As used in this Agreement, the term "Total Profit" shall mean the aggregate
sum (prior to the payment of taxes) of the following: (i) any net cash amounts
received by FNB pursuant to the sale of shares of Carolina Common Stock received
pursuant to the exercise of the Option (or any other securities into which such
shares shall be converted or exchanged) to any unaffiliated person less FNB's
purchase price of such shares, (ii) any amount received by FNB pursuant to
Carolina's repurchase of shares of Carolina Common Stock received pursuant to
the exercise of the Option less FNB's purchase price of such shares, and (iii)
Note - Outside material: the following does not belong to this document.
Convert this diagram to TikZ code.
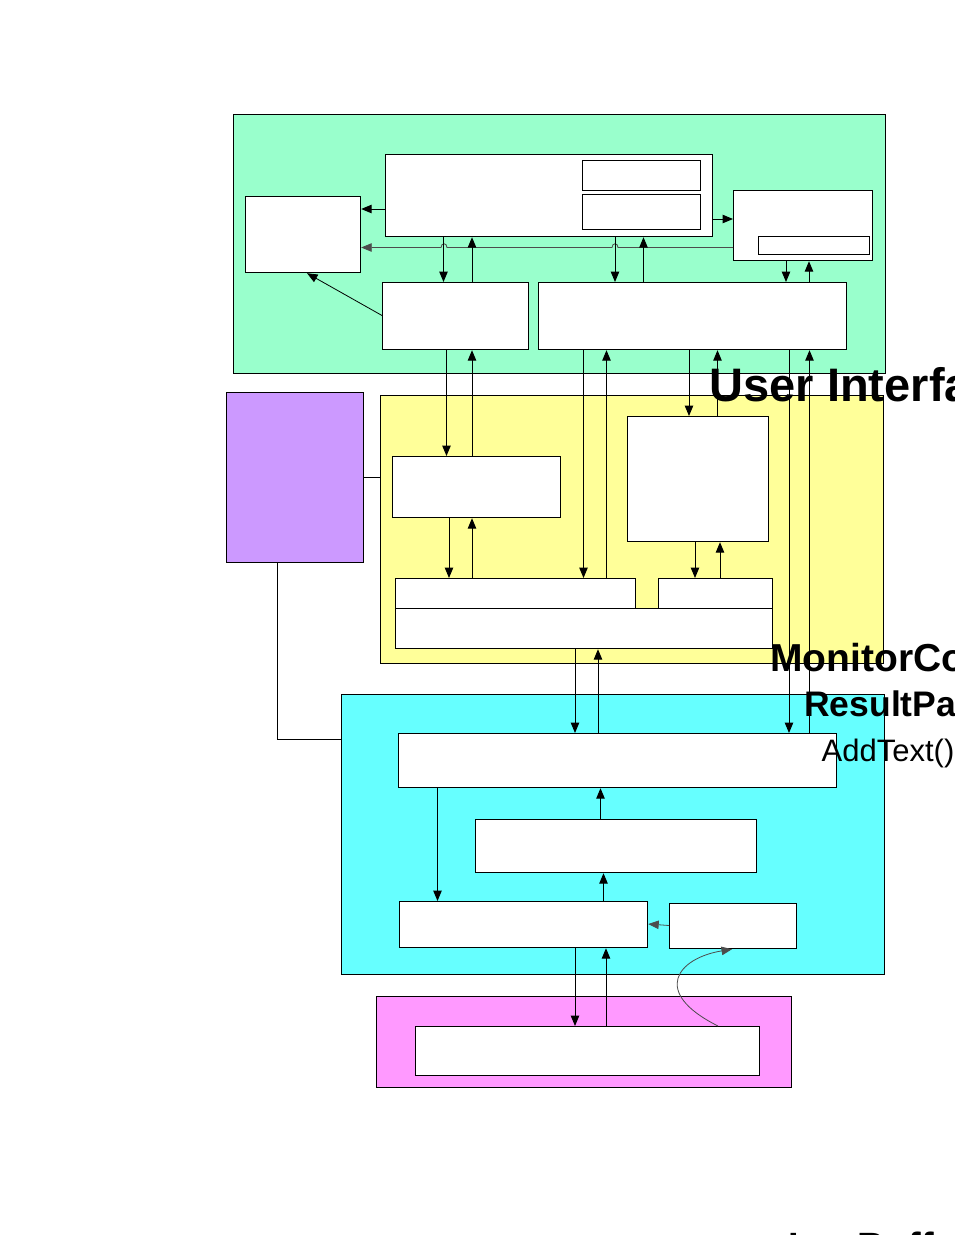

any amount received by FNB pursuant to Carolina's repurchase of the Option (or
any portion thereof).
As used in this Agreement, the term "Total Notional Profit" with respect to
any number of shares of Carolina Common Stock as to which FNB may propose to
exercise the Option shall be the Total Profit determined as of the date of such
proposed exercise, assuming that the Option were exercised on such date for such
number of shares and assuming that such shares, together with all other such
shares held by FNB or its affiliates as of such date that were issued pursuant
to the exercise of the Option, were sold for cash at the closing sale price per
share of Carolina Common Stock as quoted on Nasdaq or, if Carolina Common Stock
is not then quoted on Nasdaq, the highest bid price per share as quoted on the
principal trading market or securities exchange on which such shares are traded
as reported by a recognized source chosen by FNB, as of the close of business on
the preceding trading day (less customary brokerage commissions).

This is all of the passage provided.